Review: Visibility of Interim (2007)

Director: Manuel Knapp | 14 minutes | animation, short film

Anyone who writes a review of the Austrian art film “Visibility of Interim” will have to do their very best to clarify what that film entails exactly. We see an inky black background, against which white geometric figures emerge that develop into complex architectural constructions. Sometimes those figures vibrate, sometimes they seem a bit veiled. The constructions keep fading to make way for the next figures and buildings. This architectural choreography is musically supported by electronic sounds that seem to fit wonderfully into the whole.

To produce this film, Austrian artist Manuel Knapp used software commonly used by architects. Besides German expressionism, the Italian visual artist Giovanni Piranesi was a source of inspiration. The latter influence is somewhat easier to trace than the former. Piranesi made a series of etchings called Carceri (prisons) in the mid-18th century. Just like ‘Visibility of Interim’, this series consists of complicated and colossal architectural constructions, in which you as a viewer can get lost. Piranesi’s etchings are, however, much more concrete than Knapp’s somewhat abstract structures.
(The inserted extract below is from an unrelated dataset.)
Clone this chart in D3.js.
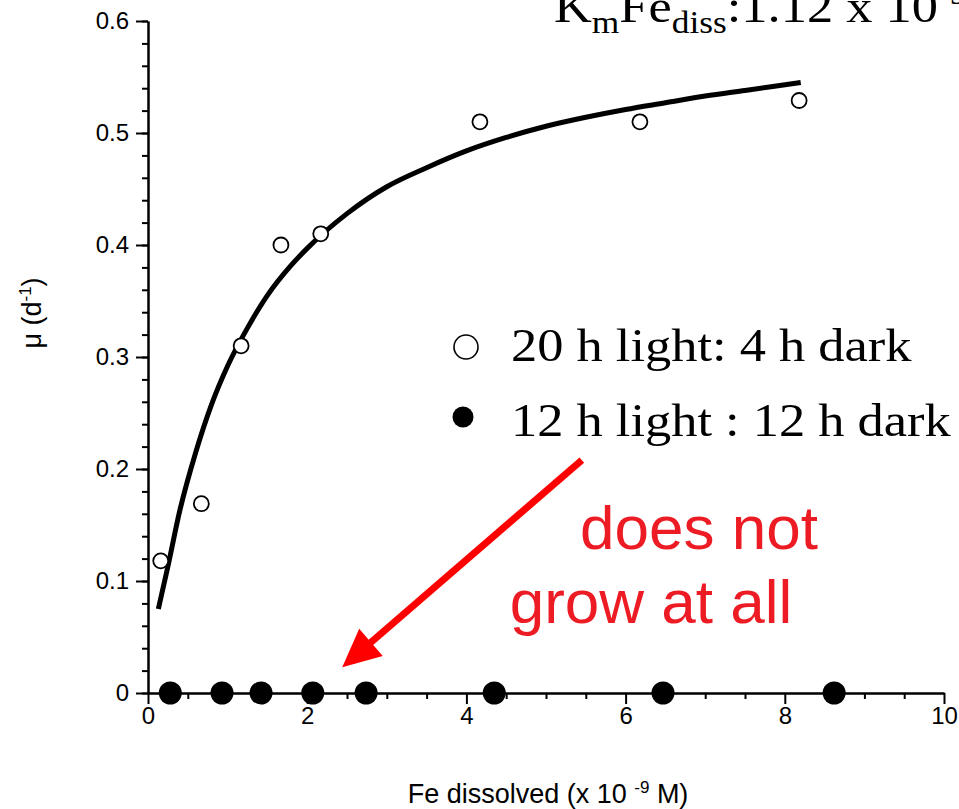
<!DOCTYPE html>
<html lang="en">
<head>
<meta charset="utf-8">
<title>Growth rate vs dissolved Fe</title>
<script src="https://d3js.org/d3.v7.min.js"></script>
<style>
    body { margin: 0; background: #fff; }
    #chart { display: block; }
    .axis path, .axis line { stroke: #000; stroke-width: 2px; fill: none; }
    .axis text { fill: #000; }
    .label { font-family: Arial, "Liberation Sans", sans-serif; font-size: 27px; fill: #000; }
    .serif { font-family: "Times New Roman", "Liberation Serif", serif; fill: #000; }
    .note { font-family: Arial, "Liberation Sans", sans-serif; font-size: 62px; fill: #ed1c24; }
</style>
</head>
<body>
<svg id="chart"></svg>
<script>
// 20 h light : 4 h dark
var feOpen = [0.16, 0.67, 1.17, 1.67, 2.17, 4.17, 6.18, 8.18];
var muOpen = [0.118, 0.169, 0.31, 0.40, 0.41, 0.51, 0.51, 0.529];
// 12 h light : 12 h dark
var feFilled = [0.28, 0.93, 1.42, 2.07, 2.74, 4.35, 6.47, 8.62];
var muFilled = [0, 0, 0, 0, 0, 0, 0, 0];
// fitted curve
var fitFe = [0.13, 0.25, 0.4, 0.6, 0.8, 1.0, 1.25, 1.5, 1.8, 2.0, 2.5, 3.0, 3.5, 4.0, 4.5, 5.0, 5.5, 6.0, 6.5, 7.0, 7.5, 8.2];
var fitMu = [0.075, 0.113, 0.163, 0.215, 0.258, 0.292, 0.326, 0.355, 0.382, 0.397, 0.428, 0.452, 0.469, 0.484, 0.496, 0.506, 0.514, 0.521, 0.527, 0.533, 0.538, 0.545];

var xTicks = [0, 2, 4, 6, 8, 10];
var xMinor = [0.5, 1, 1.5, 2.5, 3, 3.5, 4.5, 5, 5.5, 6.5, 7, 7.5, 8.5, 9, 9.5];
var yTicks = [0, 0.1, 0.2, 0.3, 0.4, 0.5, 0.6];
var yMinor = d3.range(0, 0.6001, 0.02);

var legendLabels = ["20 h light: 4 h dark", "12 h light : 12 h dark"];
var noteLines = ["does not", "grow at all"];
// arrow, in data units: [from, to]
var arrowFe = [5.45, 2.44];
var arrowMu = [0.208, 0.023];

var width = 959;
var height = 809;
var svg = d3.select("#chart").attr("width", width).attr("height", height);

var x = d3.scaleLinear().domain([0, 10]).range([148, 944]);
var y = d3.scaleLinear().domain([0, 0.6]).range([693, 21]);

// axes
svg.append("g").attr("class", "axis")
    .attr("transform", "translate(0," + y(0) + ")")
    .call(d3.axisBottom(x).tickValues(xMinor).tickSize(6).tickFormat("").tickSizeOuter(0));
svg.append("g").attr("class", "axis")
    .attr("transform", "translate(0," + y(0) + ")")
    .call(d3.axisBottom(x).tickValues(xTicks).tickSize(11).tickPadding(3).tickSizeOuter(0)
        .tickFormat(d3.format("d")))
    .attr("font-size", 24).attr("font-family", "Arial, 'Liberation Sans', sans-serif");

svg.append("g").attr("class", "axis")
    .attr("transform", "translate(" + x(0) + ",0)")
    .call(d3.axisLeft(y).tickValues(yMinor).tickSize(6).tickFormat("").tickSizeOuter(0));
svg.append("g").attr("class", "axis")
    .attr("transform", "translate(" + x(0) + ",0)")
    .call(d3.axisLeft(y).tickValues(yTicks).tickSize(12).tickPadding(7).tickSizeOuter(0)
        .tickFormat(function(d) { return d === 0 ? "0" : d3.format(".1f")(d); }))
    .attr("font-size", 24).attr("font-family", "Arial, 'Liberation Sans', sans-serif");

// axis titles
var xl = svg.append("text").attr("class", "label")
    .attr("x", 548).attr("y", 803).attr("text-anchor", "middle");
xl.append("tspan").text("Fe dissolved (x 10 ");
xl.append("tspan").attr("dy", -10).attr("font-size", "17px").text("-9");
xl.append("tspan").attr("dy", 10).text(" M)");

var yl = svg.append("text").attr("class", "label")
    .attr("transform", "translate(41,313) rotate(-90)").attr("text-anchor", "middle");
yl.append("tspan").text("\u03bc (d");
yl.append("tspan").attr("dy", -10).attr("font-size", "17px").text("-1");
yl.append("tspan").attr("dy", 10).text(")");

// fit curve
var line = d3.line()
    .x(function(d) { return x(d[0]); })
    .y(function(d) { return y(d[1]); })
    .curve(d3.curveMonotoneX);
svg.append("path")
    .datum(d3.zip(fitFe, fitMu))
    .attr("d", line)
    .attr("fill", "none")
    .attr("stroke", "#000")
    .attr("stroke-width", 5);

// points
svg.selectAll(".open")
    .data(d3.zip(feOpen, muOpen))
    .enter().append("circle")
    .attr("class", "open")
    .attr("cx", function(d) { return x(d[0]); })
    .attr("cy", function(d) { return y(d[1]); })
    .attr("r", 7.5)
    .attr("fill", "#fff")
    .attr("stroke", "#000")
    .attr("stroke-width", 1.8);

svg.selectAll(".filled")
    .data(d3.zip(feFilled, muFilled))
    .enter().append("circle")
    .attr("class", "filled")
    .attr("cx", function(d) { return x(d[0]); })
    .attr("cy", function(d) { return y(d[1]); })
    .attr("r", 11.5)
    .attr("fill", "#000");

// title (runs off the top and right edges, as in the original)
var t = svg.append("text").attr("class", "serif")
    .attr("font-size", "46px")
    .attr("transform", "translate(554,22) scale(1.14,1)");
t.append("tspan").text("K");
t.append("tspan").attr("dy", 11).attr("font-size", "31px").text("m");
t.append("tspan").attr("dy", -11).text("Fe");
t.append("tspan").attr("dy", 11).attr("font-size", "31px").text("diss");
t.append("tspan").attr("dy", -11).text(":1.12 x 10");
t.append("tspan").attr("dy", -18).attr("font-size", "31px").text("-9");
t.append("tspan").attr("dy", 18).text(" M");

// legend
svg.append("circle").attr("cx", 466).attr("cy", 347).attr("r", 12)
    .attr("fill", "#fff").attr("stroke", "#000").attr("stroke-width", 1.6);
svg.append("circle").attr("cx", 463).attr("cy", 417).attr("r", 10.5).attr("fill", "#000");
svg.selectAll(".leg")
    .data(legendLabels)
    .enter().append("text")
    .attr("class", "serif leg")
    .attr("font-size", "46px")
    .attr("transform", function(d, i) { return "translate(511," + (361 + i * 75) + ") scale(1.14,1)"; })
    .text(function(d) { return d; });

// red note
svg.append("text").attr("class", "note").attr("x", 699).attr("y", 549)
    .attr("text-anchor", "middle").text(noteLines[0]);
svg.append("text").attr("class", "note").attr("x", 651).attr("y", 623)
    .attr("text-anchor", "middle").text(noteLines[1]);

// arrow
var ax0 = x(arrowFe[0]), ay0 = y(arrowMu[0]), ax1 = x(arrowFe[1]), ay1 = y(arrowMu[1]);
var ang = Math.atan2(ay1 - ay0, ax1 - ax0);
var headLen = 38, headHalf = 18;
var bx = ax1 - headLen * Math.cos(ang), by = ay1 - headLen * Math.sin(ang);
svg.append("line")
    .attr("x1", ax0).attr("y1", ay0).attr("x2", bx + 2 * Math.cos(ang)).attr("y2", by + 2 * Math.sin(ang))
    .attr("stroke", "#ff0000").attr("stroke-width", 7);
svg.append("polygon")
    .attr("points", [
        [ax1, ay1],
        [bx + headHalf * Math.sin(ang), by - headHalf * Math.cos(ang)],
        [bx - headHalf * Math.sin(ang), by + headHalf * Math.cos(ang)]
    ].map(function(p) { return p.join(","); }).join(" "))
    .attr("fill", "#ff0000");
</script>
</body>
</html>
In any case, the Austrian artist does not make things easy for the viewer with this cinematic museum piece. Used to a clear target point, the viewer is confronted with lines that move extremely slowly but that are spread over the entire screen. As a result, the developments can only partially be followed. Moreover, the recognizable shapes only remain on the screen for a few seconds, and then make way for new constructions.
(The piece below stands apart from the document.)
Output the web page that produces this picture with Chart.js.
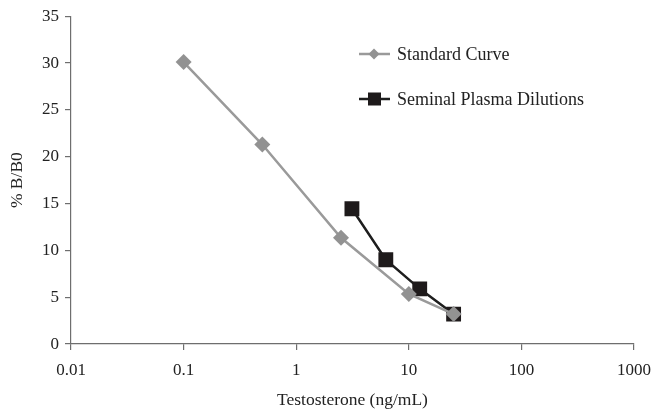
<!DOCTYPE html>
<html>
<head>
<meta charset="utf-8">
<script src="https://cdn.jsdelivr.net/npm/chart.js@4"></script>
<style>
  body { margin: 0; background: #fff; }
  #wrap { width: 654px; height: 409px; }
</style>
</head>
<body>
<div id="wrap"><canvas id="myChart"></canvas></div>
<script>
var stdDose = [0.1, 0.5, 2.5, 10, 25];
var stdBB0 = [30.1, 21.3, 11.35, 5.35, 3.2];
var semDose = [3.125, 6.25, 12.5, 25];
var semBB0 = [14.45, 9.0, 5.9, 3.2];
var xTicks = [0.01, 0.1, 1, 10, 100, 1000];
var seriesNames = ['Standard Curve', 'Seminal Plasma Dilutions'];

var serif = "'Liberation Serif', 'DejaVu Serif', serif";
var axisColor = '#6e6e6e';

function pairs(xs, ys) {
    return xs.map(function (x, i) { return { x: x, y: ys[i] }; });
}

// legend drawn by hand so it sits inside the plot like the original
var sideLegend = {
    id: 'sideLegend',
    afterDraw: function (chart) {
        var ctx = chart.ctx;
        var rows = [54, 99];
        chart.data.datasets.forEach(function (ds, i) {
            var y = rows[i];
            ctx.save();
            ctx.strokeStyle = ds.borderColor;
            ctx.lineWidth = ds.borderWidth;
            ctx.beginPath();
            ctx.moveTo(359, y);
            ctx.lineTo(390, y);
            ctx.stroke();
            ctx.fillStyle = ds.pointBackgroundColor;
            if (ds.pointStyle === 'rectRot') {
                ctx.beginPath();
                ctx.moveTo(374, y - 5.5);
                ctx.lineTo(379.5, y);
                ctx.lineTo(374, y + 5.5);
                ctx.lineTo(368.5, y);
                ctx.closePath();
                ctx.fill();
            } else {
                ctx.fillRect(368, y - 6.5, 13, 13);
            }
            ctx.fillStyle = '#222';
            ctx.font = '18px ' + serif;
            ctx.textBaseline = 'middle';
            ctx.fillText(seriesNames[i], 397, y + 1);
            ctx.restore();
        });
    }
};

var config = {
    type: 'line',
    data: {
        datasets: [{
            label: seriesNames[0],
            data: pairs(stdDose, stdBB0),
            borderColor: '#9a9a9a',
            borderWidth: 2.5,
            pointStyle: 'rectRot',
            pointRadius: 8,
            pointBackgroundColor: '#929292',
            pointBorderColor: '#929292',
            pointBorderWidth: 0,
            tension: 0
        }, {
            label: seriesNames[1],
            data: pairs(semDose, semBB0),
            borderColor: '#1e1e1e',
            borderWidth: 2.5,
            pointStyle: 'rect',
            pointRadius: 10.5,
            pointBackgroundColor: '#1e1a1b',
            pointBorderColor: '#1e1a1b',
            pointBorderWidth: 0,
            tension: 0
        }]
    },
    options: {
        responsive: true,
        maintainAspectRatio: false,
        animation: false,
        layout: { padding: { top: 8, right: 0, left: 7, bottom: 0 } },
        plugins: {
            legend: { display: false },
            tooltip: { enabled: false }
        },
        scales: {
            x: {
                type: 'logarithmic',
                min: 0.01,
                max: 1000,
                afterBuildTicks: function (axis) {
                    axis.ticks = xTicks.map(function (v) { return { value: v }; });
                },
                afterFit: function (axis) {
                    axis.paddingRight = 20;
                },
                ticks: {
                    color: '#222',
                    font: { family: serif, size: 17 },
                    padding: 10,
                    maxRotation: 0,
                    autoSkip: false,
                    callback: function (v) { return String(v); }
                },
                grid: { drawOnChartArea: false, drawTicks: true, tickLength: 6, color: axisColor, lineWidth: 1.2 },
                border: { color: axisColor, width: 1.2 },
                title: {
                    display: true,
                    text: 'Testosterone (ng/mL)',
                    color: '#222',
                    font: { family: serif, size: 17.5, lineHeight: 1 },
                    padding: { top: 1, bottom: 0 }
                }
            },
            y: {
                min: 0,
                max: 35,
                ticks: {
                    stepSize: 5,
                    color: '#222',
                    font: { family: serif, size: 17 },
                    padding: 6
                },
                grid: { drawOnChartArea: false, drawTicks: true, tickLength: 6, color: axisColor, lineWidth: 1.2 },
                border: { color: axisColor, width: 1.2 },
                title: {
                    display: true,
                    text: '% B/B0',
                    color: '#222',
                    font: { family: serif, size: 17.5 },
                    padding: { top: 0, bottom: 8 }
                }
            }
        }
    },
    plugins: [sideLegend]
};

var ctx = document.getElementById('myChart').getContext('2d');
window.myChart = new Chart(ctx, config);
</script>
</body>
</html>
Ultimately what the viewer has to do is get lost in this ingenious game of construction and demolition. Those who have turned their mind off and surrendered to the images will find that “Visibility of Interim” is able to evoke a meditative mood in which associations are as inescapable as the movements on the screen. That does mean that this film will be the height of boredom for some and a fourteen-minute creative trip for others.